Our opinion set forth in clause (iii) above is subject to and limited by the effect of (a) applicable bankruptcy, insolvency, fraudulent conveyance and transfer, receivership, conservatorship, arrangement, moratorium and other similar laws affecting or relating to the rights of creditors generally, (b) general equitable principles (whether considered in a proceeding in equity or at law) and (c) requirements of reasonableness, good faith, materiality and fair dealing and the discretion of the court before which any matter may be brought.

We have assumed that neither the issuance and delivery of, nor the performance of the Company’s obligations under the Underwriter’s Warrant will (a) require any authorization, consent, approval or license of, or exemption from, or registration or filing with, or report or notice to, any governmental unit, agency, commission, department or other authority (a “Governmental Approval”) or (b) violate or conflict with, result in a breach of, or constitute a default under, (i) any agreement or instrument to which the Company or any of its affiliates is a party or by which the Company or any of its affiliates or any of its properties may be bound, (ii) any Governmental Approval that may be applicable to the Company or any of its affiliates or any of its properties, (iii) any order, decision, judgment or decree that may be applicable to the Company or any of its affiliates or any of its properties or (iv) any applicable law (other than the General Corporation Law of the State of Delaware and the law of the State of New York in each case as in effect on the date hereof). In addition, we have assumed that the exercise price of the Underwriter’s Warrant at the time of exercise is equal to or greater than the par value of the Common Stock, and we express no opinion to the extent that future issuances of securities of the Company, including the Underwriter’s Warrant Shares or antidilution adjustments to outstanding securities of the Company, cause the Underwriter’s Warrant to be exercisable for more shares of Common Stock than the number that then remain available for issuance.
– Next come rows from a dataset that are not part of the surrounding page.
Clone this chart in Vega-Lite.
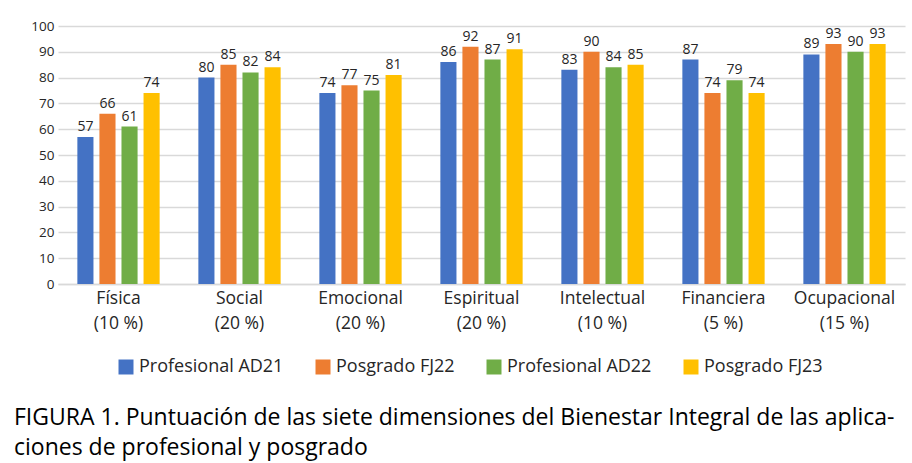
{
  "$schema": "https://vega.github.io/schema/vega-lite/v6.json",
  "width": 847,
  "height": 258,
  "autosize": {"type": "none"},
  "padding": {"left": 58, "top": 26, "right": 7, "bottom": 179},
  "background": "white",
  "title": {
    "text": ["FIGURA 1. Puntuación de las siete dimensiones del Bienestar Integral de las aplica-", "ciones de profesional y posgrado"],
    "orient": "bottom",
    "anchor": "start",
    "frame": "group",
    "dx": -44,
    "offset": 31,
    "font": "Open Sans",
    "fontSize": 23,
    "fontWeight": "normal",
    "color": "#000000",
    "lineHeight": 30
  },
  "data": {
    "values": [
      {"dim": "Física|(10 %)", "serie": "Profesional AD21", "valor": 57},
      {"dim": "Física|(10 %)", "serie": "Posgrado FJ22", "valor": 66},
      {"dim": "Física|(10 %)", "serie": "Profesional AD22", "valor": 61},
      {"dim": "Física|(10 %)", "serie": "Posgrado FJ23", "valor": 74},
      {"dim": "Social|(20 %)", "serie": "Profesional AD21", "valor": 80},
      {"dim": "Social|(20 %)", "serie": "Posgrado FJ22", "valor": 85},
      {"dim": "Social|(20 %)", "serie": "Profesional AD22", "valor": 82},
      {"dim": "Social|(20 %)", "serie": "Posgrado FJ23", "valor": 84},
      {"dim": "Emocional|(20 %)", "serie": "Profesional AD21", "valor": 74},
      {"dim": "Emocional|(20 %)", "serie": "Posgrado FJ22", "valor": 77},
      {"dim": "Emocional|(20 %)", "serie": "Profesional AD22", "valor": 75},
      {"dim": "Emocional|(20 %)", "serie": "Posgrado FJ23", "valor": 81},
      {"dim": "Espiritual|(20 %)", "serie": "Profesional AD21", "valor": 86},
      {"dim": "Espiritual|(20 %)", "serie": "Posgrado FJ22", "valor": 92},
      {"dim": "Espiritual|(20 %)", "serie": "Profesional AD22", "valor": 87},
      {"dim": "Espiritual|(20 %)", "serie": "Posgrado FJ23", "valor": 91},
      {"dim": "Intelectual|(10 %)", "serie": "Profesional AD21", "valor": 83},
      {"dim": "Intelectual|(10 %)", "serie": "Posgrado FJ22", "valor": 90},
      {"dim": "Intelectual|(10 %)", "serie": "Profesional AD22", "valor": 84},
      {"dim": "Intelectual|(10 %)", "serie": "Posgrado FJ23", "valor": 85},
      {"dim": "Financiera|(5 %)", "serie": "Profesional AD21", "valor": 87},
      {"dim": "Financiera|(5 %)", "serie": "Posgrado FJ22", "valor": 74},
      {"dim": "Financiera|(5 %)", "serie": "Profesional AD22", "valor": 79},
      {"dim": "Financiera|(5 %)", "serie": "Posgrado FJ23", "valor": 74},
      {"dim": "Ocupacional|(15 %)", "serie": "Profesional AD21", "valor": 89},
      {"dim": "Ocupacional|(15 %)", "serie": "Posgrado FJ22", "valor": 93},
      {"dim": "Ocupacional|(15 %)", "serie": "Profesional AD22", "valor": 90},
      {"dim": "Ocupacional|(15 %)", "serie": "Posgrado FJ23", "valor": 93}
    ]
  },
  "encoding": {
    "x": {
      "field": "dim",
      "type": "nominal",
      "sort": null,
      "scale": {"paddingInner": 0.32, "paddingOuter": 0.16},
      "axis": {
        "title": null,
        "labelAngle": 0,
        "labelExpr": "split(datum.label, '|')",
        "labelFont": "Open Sans",
        "labelFontSize": 17.5,
        "labelColor": "#262626",
        "labelLineHeight": 25,
        "labelPadding": 5,
        "ticks": false,
        "domainColor": "#D9D9D9",
        "domainWidth": 1.5
      }
    },
    "xOffset": {
      "field": "serie",
      "type": "nominal",
      "sort": ["Profesional AD21", "Posgrado FJ22", "Profesional AD22", "Posgrado FJ23"],
      "scale": {"paddingInner": 0.27, "paddingOuter": 0}
    },
    "y": {
      "field": "valor",
      "type": "quantitative",
      "scale": {"domain": [0, 100]},
      "axis": {
        "title": null,
        "values": [0, 10, 20, 30, 40, 50, 60, 70, 80, 90, 100],
        "labelOverlap": false,
        "domain": false,
        "ticks": false,
        "labelFont": "Open Sans",
        "labelFontSize": 13.5,
        "labelColor": "#262626",
        "labelPadding": 4,
        "gridColor": "#D9D9D9",
        "gridWidth": 1.5
      }
    }
  },
  "layer": [
    {
      "mark": {"type": "bar"},
      "encoding": {
        "color": {
          "field": "serie",
          "type": "nominal",
          "sort": ["Profesional AD21", "Posgrado FJ22", "Profesional AD22", "Posgrado FJ23"],
          "scale": {
            "domain": ["Profesional AD21", "Posgrado FJ22", "Profesional AD22", "Posgrado FJ23"],
            "range": ["#4472C4", "#ED7D31", "#70AD47", "#FFC000"]
          },
          "legend": {
            "title": null,
            "orient": "none",
            "legendX": 59,
            "legendY": 332,
            "padding": 0,
            "direction": "horizontal",
            "columns": 4,
            "symbolType": "square",
            "symbolSize": 225,
            "symbolStrokeWidth": 0,
            "symbolOpacity": 1,
            "labelOffset": 4,
            "labelFont": "Open Sans",
            "labelFontSize": 18,
            "labelColor": "#262626",
            "labelLimit": 300,
            "columnPadding": 30
          }
        }
      }
    },
    {
      "mark": {"type": "text", "baseline": "bottom", "dy": -3, "font": "Open Sans", "fontSize": 14, "color": "#262626"},
      "encoding": {
        "text": {"field": "valor", "type": "quantitative"}
      }
    }
  ],
  "config": {
    "view": {"stroke": null}
  }
}
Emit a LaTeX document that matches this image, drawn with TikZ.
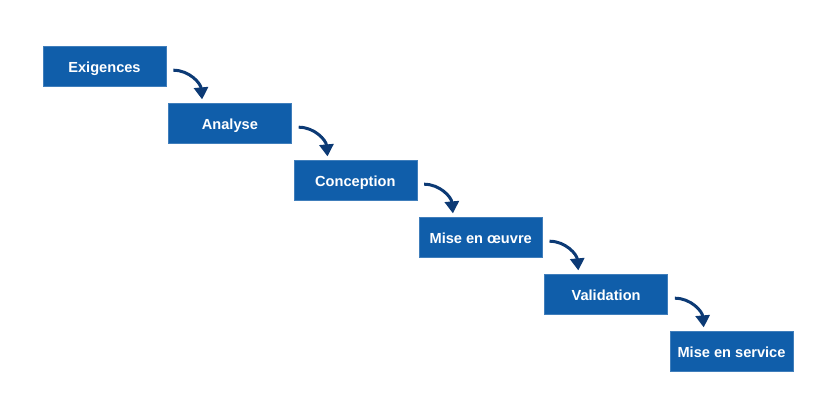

Our opinions set forth in this letter are limited to the General Corporation Law of the State of Delaware and the law of the State of New York, in each case as in effect on the date hereof.

We hereby consent to the filing of this letter as Exhibit 5.1 to the Registration Statement and to the use of our name under the caption “Legal Matters” in the Registration Statement and in the Prospectus included therein. In giving this consent, we do not thereby admit that we are within the category of persons whose consent is required under Section 7 of the Act or the rules and regulations of the Commission thereunder.